GET REAL

Donna's blog on coaching, leadership, and life

Maximize your training investment—Ideas for increasing retention beyond the classroom.

A year ago, I posted an entry about how, without structured follow up, soft skills classroom training may not be the best investment. When I came across the entry today, I thought I’d offer a few ideas for how to increase retention and the value of your investment in classroom training for your employees.

As the manager, whether you are attending training or not, get familiar with what your employees are learning. The best way to support an employee’s learning experience is to model and reinforce learned skills during normal business interactions. The only way you can do this is to be sure you’re personally familiar with the skills/approaches that your employees are learning.

Set expectations for specific follow up. Inform participants (before the close of the training session) about your specific intentions for follow up to the training. (Examples of options follow).

Be sure to have people pinpoint and commit to some small step (Action Plan) before leaving the training session. The chosen action should reflect what they personally want to try or use within the next week relating to a particular tool or set of guidelines from the training. You can also partner colleagues to share their action plans with each other and set a date and time to check in with one another to briefly talk about their experiences in doing so.

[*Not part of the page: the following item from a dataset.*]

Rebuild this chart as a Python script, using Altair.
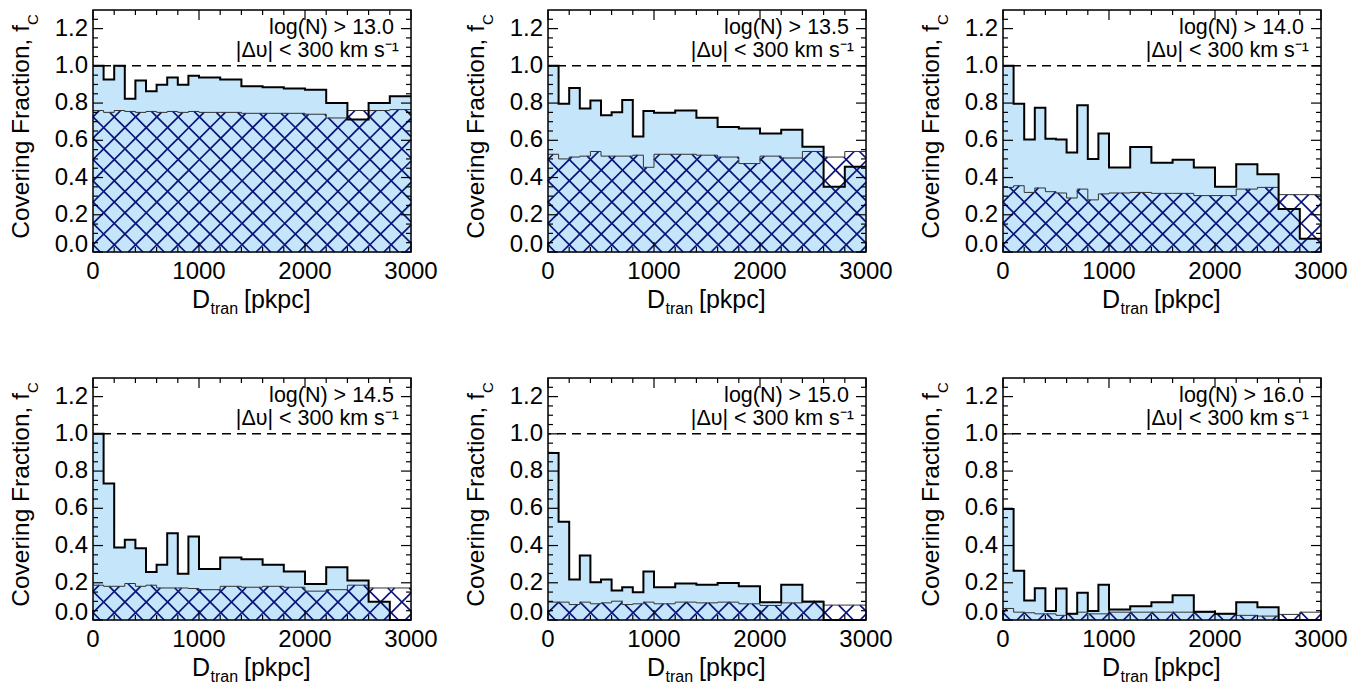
import math
import altair as alt
import pandas as pd

# ---------------- data ----------------
BIN_LO = [0, 100, 200, 300, 400, 500, 600, 700, 800, 900,
          1000, 1200, 1400, 1600, 1800, 2000, 2200, 2400, 2600, 2800]
BIN_HI = [100, 200, 300, 400, 500, 600, 700, 800, 900, 1000,
          1200, 1400, 1600, 1800, 2000, 2200, 2400, 2600, 2800, 3000]

THRESH = ["13.0", "13.5", "14.0", "14.5", "15.0", "16.0"]

FC_ALL_130 = [1.0, 0.926, 1.0, 0.823, 0.921, 0.864, 0.899, 0.938, 0.899, 0.947,
              0.938, 0.926, 0.890, 0.885, 0.878, 0.872, 0.801, 0.712, 0.801, 0.837]
FC_HAT_130 = [0.76, 0.75, 0.76, 0.755, 0.75, 0.755, 0.75, 0.755, 0.75, 0.755,
              0.75, 0.75, 0.745, 0.745, 0.745, 0.74, 0.72, 0.76, 0.76, 0.765]

FC_ALL_135 = [1.0, 0.796, 0.881, 0.771, 0.814, 0.734, 0.751, 0.816, 0.62, 0.757,
              0.748, 0.760, 0.721, 0.671, 0.664, 0.637, 0.657, 0.566, 0.351, 0.458]
FC_HAT_135 = [0.525, 0.50, 0.51, 0.515, 0.54, 0.515, 0.515, 0.515, 0.52, 0.455,
              0.525, 0.525, 0.52, 0.51, 0.475, 0.515, 0.505, 0.54, 0.51, 0.54]

FC_ALL_140 = [1.0, 0.796, 0.605, 0.775, 0.609, 0.604, 0.534, 0.789, 0.499, 0.636,
              0.454, 0.564, 0.479, 0.495, 0.454, 0.351, 0.472, 0.418, 0.231, 0.071]
FC_HAT_140 = [0.347, 0.356, 0.32, 0.344, 0.324, 0.317, 0.29, 0.338, 0.28, 0.312,
              0.317, 0.32, 0.315, 0.315, 0.303, 0.303, 0.338, 0.347, 0.308, 0.308]

FC_ALL_145 = [1.0, 0.733, 0.39, 0.431, 0.386, 0.258, 0.297, 0.466, 0.249, 0.448,
              0.274, 0.336, 0.327, 0.297, 0.261, 0.194, 0.283, 0.212, 0.098, 0.0]
FC_HAT_145 = [0.187, 0.181, 0.181, 0.196, 0.181, 0.187, 0.172, 0.172, 0.172, 0.169,
              0.163, 0.181, 0.176, 0.181, 0.176, 0.155, 0.163, 0.187, 0.172, 0.172]

FC_ALL_150 = [0.897, 0.528, 0.217, 0.347, 0.203, 0.217, 0.158, 0.176, 0.149, 0.261,
              0.176, 0.196, 0.19, 0.199, 0.181, 0.096, 0.19, 0.098, 0.0, 0.0]
FC_HAT_150 = [0.096, 0.096, 0.083, 0.096, 0.087, 0.092, 0.101, 0.083, 0.087, 0.096,
              0.087, 0.096, 0.092, 0.096, 0.087, 0.078, 0.092, 0.101, 0.08, 0.08]

FC_ALL_160 = [0.596, 0.265, 0.105, 0.171, 0.048, 0.169, 0.033, 0.146, 0.048, 0.19,
              0.057, 0.074, 0.096, 0.133, 0.044, 0.033, 0.096, 0.069, 0.0, 0.0]
FC_HAT_160 = [0.062, 0.042, 0.039, 0.033, 0.033, 0.025, 0.033, 0.042, 0.033, 0.033,
              0.042, 0.042, 0.042, 0.042, 0.042, 0.033, 0.025, 0.021, 0.03, 0.042]

FC_ALL = [FC_ALL_130, FC_ALL_135, FC_ALL_140, FC_ALL_145, FC_ALL_150, FC_ALL_160]
FC_HAT = [FC_HAT_130, FC_HAT_135, FC_HAT_140, FC_HAT_145, FC_HAT_150, FC_HAT_160]

Y_MAJOR = [0.0, 0.2, 0.4, 0.6, 0.8, 1.0, 1.2]
Y_LABELS = ["0.0", "0.2", "0.4", "0.6", "0.8", "1.0", "1.2"]
Y_MINOR = [round(0.05 * i, 2) for i in range(1, 26) if i % 4 != 0]
X_MAJOR = [0, 1000, 2000, 3000]
X_LABELS = ["0", "1000", "2000", "3000"]
X_MINOR = [200, 400, 600, 800, 1200, 1400, 1600, 1800, 2200, 2400, 2600, 2800]

# ---------------- style ----------------
W, H = 318, 242
XMAX, YMAX = 3000.0, 1.3
BLUE = "#c4e5fa"
NAVY = "#0a1478"
FONT = "Liberation Sans"
HATCH_STEP = 21.3
HATCH_PHASE = 7.3
TICK_FS = 24
NOTE_FS = 21.5

X_SCALE = alt.Scale(domain=[0, XMAX], nice=False, zero=False)
Y_SCALE = alt.Scale(domain=[0, YMAX], nice=False, zero=False)


def hatch_segments(lo, hi, vals):
    """Cross-hatch segments (45 deg in pixel space) clipped to each bin."""
    rows = []
    s, p = HATCH_STEP, HATCH_PHASE
    for a, b, v in zip(lo, hi, vals):
        X0, X1 = a * W / XMAX, b * W / XMAX
        Y0, Y1 = 0.0, v * H / YMAX
        if Y1 <= 0:
            continue
        # family A: y = x + c
        for k in range(math.floor((Y0 - X1 - p) / s) - 1, math.ceil((Y1 - X0 - p) / s) + 2):
            c = p + k * s
            xa, xb = max(X0, Y0 - c), min(X1, Y1 - c)
            if xb - xa > 1e-6:
                rows.append((xa, xa + c, xb, xb + c))
        # family B: y = c - x
        for k in range(math.floor((X0 + Y0 - p) / s) - 1, math.ceil((X1 + Y1 - p) / s) + 2):
            c = p + k * s
            xa, xb = max(X0, c - Y1), min(X1, c - Y0)
            if xb - xa > 1e-6:
                rows.append((xa, c - xa, xb, c - xb))
    return pd.DataFrame({
        "x1": [r[0] * XMAX / W for r in rows],
        "y1": [r[1] * YMAX / H for r in rows],
        "x2": [r[2] * XMAX / W for r in rows],
        "y2": [r[3] * YMAX / H for r in rows],
    })


ONE = pd.DataFrame({"a": [0]})


def text(t, x, y, size, align="left", angle=0):
    kw = dict(text=t, align=align, baseline="alphabetic", fontSize=size,
              font=FONT, color="black")
    if angle:
        kw["angle"] = angle
    return alt.Chart(ONE).mark_text(**kw).encode(x=alt.value(x), y=alt.value(y))


def tick_layers():
    layers = []
    for vals, ln in ((Y_MAJOR, 10), (Y_MINOR, 5)):
        d = pd.DataFrame({"v": vals})
        yy = alt.Y("v:Q", scale=Y_SCALE, axis=None)
        layers.append(alt.Chart(d).mark_rule(color="black", strokeWidth=1.2).encode(
            y=yy, x=alt.value(0), x2=alt.value(ln)))
        layers.append(alt.Chart(d).mark_rule(color="black", strokeWidth=1.2).encode(
            y=yy, x=alt.value(W), x2=alt.value(W - ln)))
    for vals, ln in ((X_MAJOR, 10), (X_MINOR, 5)):
        d = pd.DataFrame({"v": vals})
        xx = alt.X("v:Q", scale=X_SCALE, axis=None)
        layers.append(alt.Chart(d).mark_rule(color="black", strokeWidth=1.2).encode(
            x=xx, y=alt.value(H), y2=alt.value(H - ln)))
        layers.append(alt.Chart(d).mark_rule(color="black", strokeWidth=1.2).encode(
            x=xx, y=alt.value(0), y2=alt.value(ln)))
    return layers


def label_layers():
    xl = pd.DataFrame({"v": X_MAJOR, "t": X_LABELS})
    yl = pd.DataFrame({"v": Y_MAJOR[1:], "t": Y_LABELS[1:]})
    y0 = pd.DataFrame({"v": Y_MAJOR[:1], "t": Y_LABELS[:1]})
    return [
        alt.Chart(xl).mark_text(align="center", baseline="top", fontSize=TICK_FS,
                                font=FONT, color="black").encode(
            x=alt.X("v:Q", scale=X_SCALE, axis=None), y=alt.value(H + 8), text="t:N"),
        alt.Chart(yl).mark_text(align="right", baseline="middle", fontSize=TICK_FS,
                                font=FONT, color="black").encode(
            y=alt.Y("v:Q", scale=Y_SCALE, axis=None), x=alt.value(-5), text="t:N"),
        alt.Chart(y0).mark_text(align="right", baseline="alphabetic", fontSize=TICK_FS,
                                font=FONT, color="black").encode(
            x=alt.value(-5), y=alt.value(H - 0.5), text="t:N"),
    ]


def panel(i):
    fa, fh = FC_ALL[i], FC_HAT[i]
    steps = pd.DataFrame({"x": BIN_LO + [BIN_HI[-1]],
                          "fa": fa + [fa[-1]], "fh": fh + [fh[-1]]})
    seg = hatch_segments(BIN_LO, BIN_HI, fh)

    fill = alt.Chart(steps).mark_area(interpolate="step-after", color=BLUE).encode(
        x=alt.X("x:Q", scale=X_SCALE, axis=None),
        y=alt.Y("fa:Q", scale=Y_SCALE, axis=None))
    hatch = alt.Chart(seg).mark_rule(color=NAVY, strokeWidth=1.7).encode(
        x=alt.X("x1:Q", scale=X_SCALE, axis=None), x2="x2:Q",
        y=alt.Y("y1:Q", scale=Y_SCALE, axis=None), y2="y2:Q")
    hatch_line = alt.Chart(steps).mark_line(interpolate="step-after", color="#333333",
                                             strokeWidth=1.0).encode(
        x=alt.X("x:Q", scale=X_SCALE, axis=None),
        y=alt.Y("fh:Q", scale=Y_SCALE, axis=None))
    outer_line = alt.Chart(steps).mark_line(interpolate="step-after", color="black",
                                             strokeWidth=2.0).encode(
        x=alt.X("x:Q", scale=X_SCALE, axis=None),
        y=alt.Y("fa:Q", scale=Y_SCALE, axis=None))
    dashed = alt.Chart(pd.DataFrame({"r": [1.0]})).mark_rule(
        color="black", strokeWidth=1.5, strokeDash=[9, 6]).encode(
        y=alt.Y("r:Q", scale=Y_SCALE, axis=None))
    frame = alt.Chart(ONE).mark_rect(filled=False, stroke="black", strokeWidth=1.5).encode(
        x=alt.value(0), x2=alt.value(W), y=alt.value(0), y2=alt.value(H))

    texts = [
        text("log(N) > " + THRESH[i], W - 17, 24, NOTE_FS, align="right"),
        text("|\u0394\u03c5| < 300 km s\u207b\u00b9", W - 12, 47, NOTE_FS, align="right"),
        text("Covering Fraction, f", -64, 15, 24.5, align="right", angle=270),
        text("C", -55, 15, 15, align="left", angle=270),
        text("D", 117, H + 56, 25, align="right"),
        text("tran", 117.5, H + 62, 16, align="left"),
        text("[pkpc]", 151, H + 56, 25, align="left"),
    ]

    return alt.layer(fill, hatch, hatch_line, outer_line, dashed,
                     *tick_layers(), frame, *label_layers(), *texts
                     ).properties(width=W, height=H)


chart = alt.concat(*[panel(i) for i in range(6)], columns=3).properties(
    spacing={"row": 126, "column": 137},
    bounds="flush",
    padding={"left": 0, "top": 0, "right": 5, "bottom": 2},
).configure_view(stroke=None).configure(font=FONT)

chart.save("out.html", embed_options={"renderer": "svg", "actions": False})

Evaluate retention and use of skills/approaches within a few weeks. Create a brief on-line survey to be distributed to participants 4-6 weeks after training. Have the survey solicit feedback about what they are still—after several weeks—finding valuable or useful. Ask what benefits, if any, they are experiencing or observing, and where they are still struggling. This will give you a sense of improvements, as well as where people might appreciate additional coaching.

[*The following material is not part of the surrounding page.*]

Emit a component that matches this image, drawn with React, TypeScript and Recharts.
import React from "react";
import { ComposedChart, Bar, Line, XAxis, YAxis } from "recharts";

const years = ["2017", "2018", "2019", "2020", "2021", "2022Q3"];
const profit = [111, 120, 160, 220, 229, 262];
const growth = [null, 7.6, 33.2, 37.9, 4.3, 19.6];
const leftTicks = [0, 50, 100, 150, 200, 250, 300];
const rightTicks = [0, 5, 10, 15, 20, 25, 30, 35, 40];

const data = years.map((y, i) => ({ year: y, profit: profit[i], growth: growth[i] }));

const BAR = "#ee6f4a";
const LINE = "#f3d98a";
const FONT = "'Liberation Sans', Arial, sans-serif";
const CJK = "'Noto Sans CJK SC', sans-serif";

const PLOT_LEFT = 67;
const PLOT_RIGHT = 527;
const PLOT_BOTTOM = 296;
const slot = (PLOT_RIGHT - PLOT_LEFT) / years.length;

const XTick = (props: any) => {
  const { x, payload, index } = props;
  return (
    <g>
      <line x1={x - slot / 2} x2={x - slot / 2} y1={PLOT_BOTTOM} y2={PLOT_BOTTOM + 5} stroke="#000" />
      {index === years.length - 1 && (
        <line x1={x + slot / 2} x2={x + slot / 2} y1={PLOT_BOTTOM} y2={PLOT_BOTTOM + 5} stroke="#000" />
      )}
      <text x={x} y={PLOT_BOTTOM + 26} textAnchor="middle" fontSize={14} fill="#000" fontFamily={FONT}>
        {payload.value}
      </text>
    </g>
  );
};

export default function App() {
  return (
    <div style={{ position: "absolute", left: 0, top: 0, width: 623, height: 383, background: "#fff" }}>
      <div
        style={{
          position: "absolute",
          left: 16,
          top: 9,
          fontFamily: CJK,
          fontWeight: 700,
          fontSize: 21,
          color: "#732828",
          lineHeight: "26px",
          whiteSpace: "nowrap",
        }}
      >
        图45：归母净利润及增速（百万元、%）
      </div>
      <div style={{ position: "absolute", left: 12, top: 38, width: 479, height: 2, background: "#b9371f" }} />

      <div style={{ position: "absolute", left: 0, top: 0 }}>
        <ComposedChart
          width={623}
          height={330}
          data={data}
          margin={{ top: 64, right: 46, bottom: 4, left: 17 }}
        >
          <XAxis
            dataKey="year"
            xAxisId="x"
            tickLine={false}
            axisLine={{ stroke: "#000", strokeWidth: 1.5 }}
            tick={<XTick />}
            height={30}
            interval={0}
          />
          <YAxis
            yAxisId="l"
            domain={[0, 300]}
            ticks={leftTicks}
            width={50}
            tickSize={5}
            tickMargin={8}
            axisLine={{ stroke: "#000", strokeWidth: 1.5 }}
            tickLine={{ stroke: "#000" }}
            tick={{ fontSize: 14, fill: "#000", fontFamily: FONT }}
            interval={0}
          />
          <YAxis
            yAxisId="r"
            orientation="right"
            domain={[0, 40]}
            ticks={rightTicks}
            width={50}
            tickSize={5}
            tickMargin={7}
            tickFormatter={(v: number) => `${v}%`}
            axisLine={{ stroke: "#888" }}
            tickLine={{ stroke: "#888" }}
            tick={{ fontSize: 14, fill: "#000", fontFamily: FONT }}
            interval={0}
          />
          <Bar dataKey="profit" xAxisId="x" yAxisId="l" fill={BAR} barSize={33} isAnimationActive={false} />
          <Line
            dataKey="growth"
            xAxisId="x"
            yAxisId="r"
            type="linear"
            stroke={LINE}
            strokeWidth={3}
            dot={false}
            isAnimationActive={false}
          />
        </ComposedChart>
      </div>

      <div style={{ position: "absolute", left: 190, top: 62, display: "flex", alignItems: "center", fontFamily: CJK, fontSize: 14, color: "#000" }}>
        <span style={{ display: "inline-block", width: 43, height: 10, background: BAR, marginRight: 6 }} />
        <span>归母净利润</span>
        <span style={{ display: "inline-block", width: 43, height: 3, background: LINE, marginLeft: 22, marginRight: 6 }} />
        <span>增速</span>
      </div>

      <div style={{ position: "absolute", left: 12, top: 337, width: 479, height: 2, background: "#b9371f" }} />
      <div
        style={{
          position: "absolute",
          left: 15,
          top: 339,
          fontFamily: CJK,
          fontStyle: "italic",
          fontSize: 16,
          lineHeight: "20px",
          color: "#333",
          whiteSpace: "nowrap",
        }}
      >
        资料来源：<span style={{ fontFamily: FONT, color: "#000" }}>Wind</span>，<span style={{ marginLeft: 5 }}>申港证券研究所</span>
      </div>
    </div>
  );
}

Stay in touch by providing trainees with additional resources. Choose a few brief articles or blog entries (not more than a page long) that support the learnings learned or discussed in the training session and share one article with training participants every couple of months. You might add a brief discussion to your staff meeting, if applicable, and let the team know that you’ve put aside 30 minutes in the meeting for a discussion among the team about the article.

Provide additional one-on-one coaching. Arrange for each participant to have 1.0 to 2.0 hours of one-on-one coaching following training, based on their individual needs and real-life situations, as they relate to the skills and approaches learned and/or discussed during the training.

Hope this—and whatever additional support you may offer your employees—will help to make the most of their learning experience and your training investment.